Source code of charts:
────────
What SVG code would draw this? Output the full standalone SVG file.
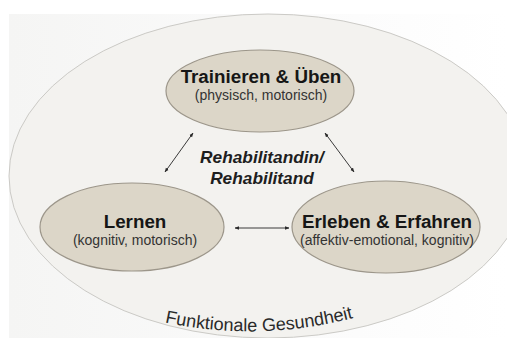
<svg xmlns="http://www.w3.org/2000/svg" width="507" height="338" viewBox="0 0 507 338">
  <defs>
    <linearGradient id="bg" x1="0" y1="0" x2="1" y2="0">
      <stop offset="0" stop-color="#f5f5f4"/>
      <stop offset="0.6" stop-color="#fbfbfb"/>
      <stop offset="1" stop-color="#ffffff"/>
    </linearGradient>
    <marker id="ah" viewBox="0 0 10 10" refX="9" refY="5" markerWidth="4.5" markerHeight="4.5" orient="auto-start-reverse" markerUnits="userSpaceOnUse">
      <path d="M0,1 L10,5 L0,9 z" fill="#2b2b2b"/>
    </marker>
    <path id="arcPath" d="M 150 319 Q 258 346 368 314"/>
  </defs>
  <style>
    .node { fill: #dcd6c8; stroke: #9c968a; stroke-width: 1.2; }
    .title { font-family: "Liberation Sans", Arial, sans-serif; font-weight: bold; font-size: 18.8px; fill: #161616; text-anchor: middle; }
    .sub { font-family: "Liberation Sans", Arial, sans-serif; font-size: 14px; fill: #333333; text-anchor: middle; }
    .center { font-family: "Liberation Sans", Arial, sans-serif; font-weight: bold; font-style: italic; font-size: 17.3px; fill: #1e1e1e; text-anchor: middle; }
    .outer-label { font-family: "Liberation Sans", Arial, sans-serif; font-size: 18px; fill: #2a2a2a; }
    .conn { stroke: #3a3a3a; stroke-width: 1; fill: none; marker-start: url(#ah); marker-end: url(#ah); }
  </style>
  <rect x="0" y="0" width="507" height="338" fill="#ffffff"/>
  <rect x="9" y="14" width="498" height="324" fill="url(#bg)"/>

  <g id="funktionale-gesundheit">
    <ellipse cx="268" cy="176" rx="259" ry="162" fill="#f3f2ef" stroke="#cbcac6" stroke-width="1"/>
    <text class="outer-label"><textPath href="#arcPath" startOffset="50%" text-anchor="middle">Funktionale Gesundheit</textPath></text>
  </g>

  <g id="connectors">
    <line class="conn" x1="165" y1="172" x2="193" y2="133"/>
    <line class="conn" x1="325" y1="133" x2="354" y2="172"/>
    <line class="conn" x1="235" y1="228" x2="289" y2="228"/>
  </g>

  <g id="trainieren">
    <ellipse class="node" cx="260" cy="91" rx="94" ry="41"/>
    <text class="title" x="261" y="83">Trainieren &amp; Üben</text>
    <text class="sub" x="261" y="100">(physisch, motorisch)</text>
  </g>

  <g id="lernen">
    <ellipse class="node" cx="132" cy="227" rx="92" ry="44"/>
    <text class="title" x="135" y="228">Lernen</text>
    <text class="sub" x="135" y="245">(kognitiv, motorisch)</text>
  </g>

  <g id="erleben">
    <ellipse class="node" cx="386" cy="227" rx="94" ry="46"/>
    <text class="title" x="387" y="228">Erleben &amp; Erfahren</text>
    <text class="sub" x="387" y="245">(affektiv-emotional, kognitiv)</text>
  </g>

  <g id="rehabilitand">
    <text class="center" x="262" y="163">Rehabilitandin/</text>
    <text class="center" x="262" y="184">Rehabilitand</text>
  </g>
</svg>
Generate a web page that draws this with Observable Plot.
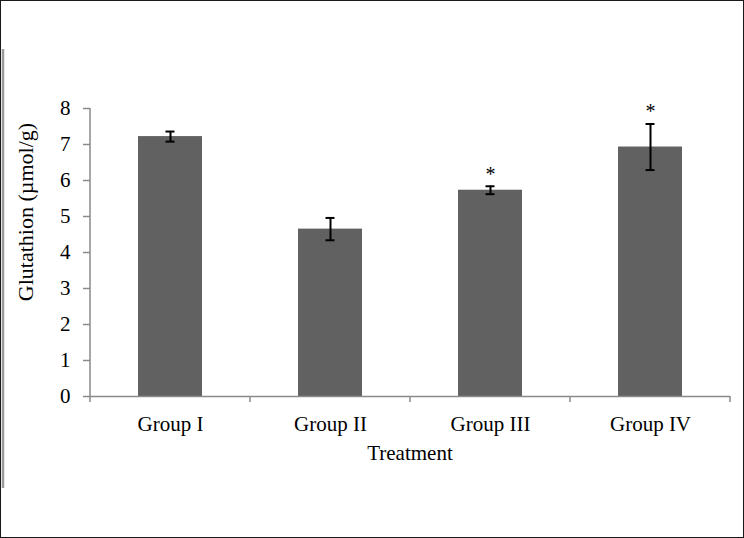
<!DOCTYPE html>
<html>
<head>
<meta charset="utf-8">
<script src="https://cdn.jsdelivr.net/npm/d3@7"></script>
<script src="https://cdn.jsdelivr.net/npm/@observablehq/plot@0.6"></script>
<style>
  html, body { margin: 0; padding: 0; background: white; }
</style>
</head>
<body>
<div id="chart"></div>
<script>
const groups = ["Group I", "Group II", "Group III", "Group IV"];
const means = [7.22, 4.65, 5.73, 6.93];
const errors = [0.14, 0.31, 0.11, 0.64];
const signif = ["", "", "*", "*"];
const yTicks = [0, 1, 2, 3, 4, 5, 6, 7, 8];
const xTitle = "Treatment";
const yTitle = "Glutathion (µmol/g)";

const data = groups.map((g, i) => ({group: g, mean: means[i], err: errors[i], sig: signif[i]}));

const axisGray = "#8a8a8a";

function decorations(index, scales, values, dims) {
  const {x, y} = scales;
  const g = d3.create("svg:g");
  // outer frame
  g.append("rect").attr("x", 0.5).attr("y", 0.5).attr("width", dims.width - 1).attr("height", dims.height - 1)
    .attr("fill", "none").attr("stroke", "#1a1a1a").attr("stroke-width", 1);
  g.append("line").attr("x1", 3).attr("x2", 3).attr("y1", 49).attr("y2", 488)
    .attr("stroke", "#9a9a9a").attr("stroke-width", 2.5);
  // y axis line
  const x0 = dims.marginLeft;
  g.append("line").attr("x1", x0).attr("x2", x0).attr("y1", y(yTicks[yTicks.length - 1])).attr("y2", y(0))
    .attr("stroke", axisGray).attr("stroke-width", 1.5);
  // category boundary ticks
  const bw = x.bandwidth();
  const step = x(groups[1]) - x(groups[0]);
  const gap = (step - bw) / 2;
  const bounds = groups.map(d => x(d) - gap).concat([x(groups[groups.length - 1]) + bw + gap]);
  for (const b of bounds) {
    g.append("line").attr("x1", b).attr("x2", b).attr("y1", y(0)).attr("y2", y(0) + 6)
      .attr("stroke", axisGray).attr("stroke-width", 1.5);
  }
  // axis titles
  g.append("text").attr("x", (dims.marginLeft + dims.width - dims.marginRight) / 2).attr("y", y(0) + 64)
    .attr("text-anchor", "middle").attr("fill", "black").attr("font-size", 21).text(xTitle);
  g.append("text").attr("transform", "translate(33,212) rotate(-90)")
    .attr("text-anchor", "middle").attr("fill", "black").attr("font-size", 22).text(yTitle);
  return g.node();
}

const chart = Plot.plot({
  width: 744,
  height: 538,
  marginLeft: 90,
  marginRight: 14,
  marginTop: 108,
  marginBottom: 142,
  x: {domain: groups, paddingInner: 0.6, paddingOuter: 0.3, label: null},
  y: {domain: [0, 8], label: null},
  style: {fontFamily: "'Liberation Serif', 'Times New Roman', serif", fontSize: "21px", background: "white", color: "black"},
  marks: [
    Plot.barY(data, {x: "group", y: "mean", fill: "#616161"}),
    Plot.ruleY([0], {stroke: axisGray, strokeWidth: 1.5}),
    Plot.axisY({ticks: yTicks, tickSize: 7, tickPadding: 13, stroke: axisGray, strokeWidth: 1.5, label: null, tickFormat: d => String(d)}),
    Plot.axisX({tickSize: 0, tickPadding: 20, label: null}),
    Plot.ruleX(data, {x: "group", y1: d => d.mean - d.err, y2: d => d.mean + d.err, stroke: "black", strokeWidth: 2}),
    Plot.tickY(data, {x: "group", y: d => d.mean + d.err, insetLeft: 27.5, insetRight: 27.5, stroke: "black", strokeWidth: 2}),
    Plot.tickY(data, {x: "group", y: d => d.mean - d.err, insetLeft: 27.5, insetRight: 27.5, stroke: "black", strokeWidth: 2}),
    Plot.text(data.filter(d => d.sig), {x: "group", y: d => d.mean + d.err, text: "sig", dy: -12, fontSize: 20, fill: "black"}),
    decorations
  ]
});
document.getElementById("chart").appendChild(chart);
</script>
</body>
</html>
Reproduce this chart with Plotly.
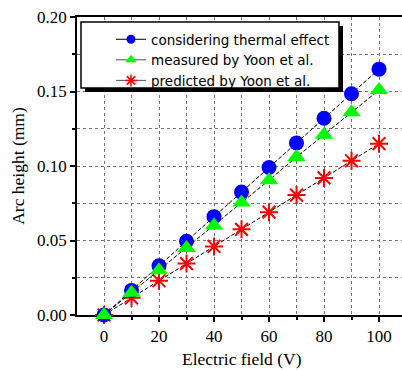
import plotly.graph_objects as go

voltage = [0, 10, 20, 30, 40, 50, 60, 70, 80, 90, 100]
thermal = [0.0, 0.0165, 0.033, 0.0495, 0.066, 0.0825, 0.099, 0.1155, 0.132, 0.1485, 0.165]
measured = [0.0, 0.015, 0.030, 0.045, 0.060, 0.0755, 0.0905, 0.106, 0.121, 0.136, 0.151]
predicted = [0.0, 0.0115, 0.023, 0.0345, 0.046, 0.0575, 0.069, 0.0805, 0.092, 0.1035, 0.115]

names = ["considering thermal effect", "measured by Yoon et al.", "predicted by Yoon et al."]
x_title = "Electric field (V)"
y_title = "Arc height (mm)"

markers = [
    dict(symbol="circle", color="#0000ff", line=dict(width=0)),
    dict(symbol="triangle-up", color="#00ff00", line=dict(width=0)),
    dict(symbol="asterisk-open", color="#ff0000", line=dict(color="#ff0000", width=1.5)),
]
big = [15, 16, 15]
small = [9, 10, 10]
legend_line_colors = ["black", "#555555", "#555555"]

fig = go.Figure()
line = dict(color="black", width=1, dash="4px,2px")
series = [thermal, measured, predicted]
for i in [2, 0, 1]:
    m = dict(markers[i], size=big[i])
    if i == 2:
        m["line"] = dict(color="#ff0000", width=2)
    fig.add_trace(go.Scatter(x=voltage, y=series[i], name=names[i], mode="lines+markers",
                             line=line, showlegend=False, cliponaxis=False, marker=m))
for i in range(3):
    fig.add_trace(go.Scatter(x=[None], y=[None], name=names[i], mode="lines+markers",
                             line=dict(color=legend_line_colors[i], width=1), legendrank=i + 1,
                             marker=dict(markers[i], size=small[i])))

L, T, W, H = 77, 17, 325, 298

def px(xp, yp):
    return (xp - L) / W, (T + H - yp) / H

x0, y0 = px(85, 26)
x1, y1 = px(343, 92)
fig.add_shape(type="rect", xref="paper", yref="paper", x0=x0, y0=y1, x1=x1, y1=y0,
              fillcolor="black", line=dict(width=0), layer="above")
x0, y0 = px(81, 22)
x1, y1 = px(339, 88)
fig.add_shape(type="rect", xref="paper", yref="paper", x0=x0, y0=y1, x1=x1, y1=y0,
              fillcolor="white", line=dict(color="black", width=1.5), layer="above")

tf = dict(family="Liberation Serif", size=17, color="black")
ttf = dict(family="Liberation Serif", size=17.5, color="black")

ax, ay = px(242, 359)
fig.add_annotation(text=x_title, xref="paper", yref="paper", x=ax, y=ay,
                   xanchor="center", yanchor="middle", showarrow=False, font=ttf,
                   borderpad=0)

lx, ly = px(111, 24)
fig.update_layout(
    width=402, height=370,
    margin=dict(l=L, r=0, t=T, b=370 - T - H, autoexpand=False),
    paper_bgcolor="white", plot_bgcolor="white",
    font=tf,
    showlegend=True,
    legend=dict(x=lx, y=ly, xanchor="left", yanchor="top", bgcolor="rgba(0,0,0,0)",
                borderwidth=0, font=dict(family="DejaVu Sans", size=13.5, color="black"),
                tracegroupgap=0),
    xaxis=dict(range=[-9.82, 108.36], tickvals=[0, 20, 40, 60, 80, 100], tickfont=tf,
               automargin=False,
               ticks="outside", ticklen=5, tickwidth=1.5, tickcolor="black",
               showline=True, linecolor="black", linewidth=1.5, mirror=True,
               showgrid=True, gridcolor="#777777", griddash="dot", gridwidth=1,
               zeroline=False, layer="below traces",
               minor=dict(dtick=10, tick0=0, ticks="outside", ticklen=3, tickcolor="black",
                          showgrid=True, gridcolor="#777777", griddash="dot", gridwidth=1)),
    yaxis=dict(range=[0, 0.2], dtick=0.05, tick0=0, tickformat=".2f", tickfont=tf,
               automargin=False,
               ticks="outside", ticklen=5, tickwidth=1.5, tickcolor="black",
               showline=True, linecolor="black", linewidth=1.5, mirror=False,
               showgrid=True, gridcolor="#777777", griddash="dot", gridwidth=1,
               zeroline=False, layer="below traces",
               minor=dict(dtick=0.025, tick0=0, ticks="outside", ticklen=3, tickcolor="black",
                          showgrid=True, gridcolor="#777777", griddash="dot", gridwidth=1),
               title=dict(text=y_title, standoff=8, font=ttf)),
)
fig.write_html("out.html")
────────
Task details: Give again, exactly as written, only the lines that start at the one with "Reproduce this chart with Plotly." and end at the one with "0.092, 0.1035, 0.115]", both included. Skip any pictures.

Complete response:
Reproduce this chart with Plotly.
import plotly.graph_objects as go

voltage = [0, 10, 20, 30, 40, 50, 60, 70, 80, 90, 100]
thermal = [0.0, 0.0165, 0.033, 0.0495, 0.066, 0.0825, 0.099, 0.1155, 0.132, 0.1485, 0.165]
measured = [0.0, 0.015, 0.030, 0.045, 0.060, 0.0755, 0.0905, 0.106, 0.121, 0.136, 0.151]
predicted = [0.0, 0.0115, 0.023, 0.0345, 0.046, 0.0575, 0.069, 0.0805, 0.092, 0.1035, 0.115]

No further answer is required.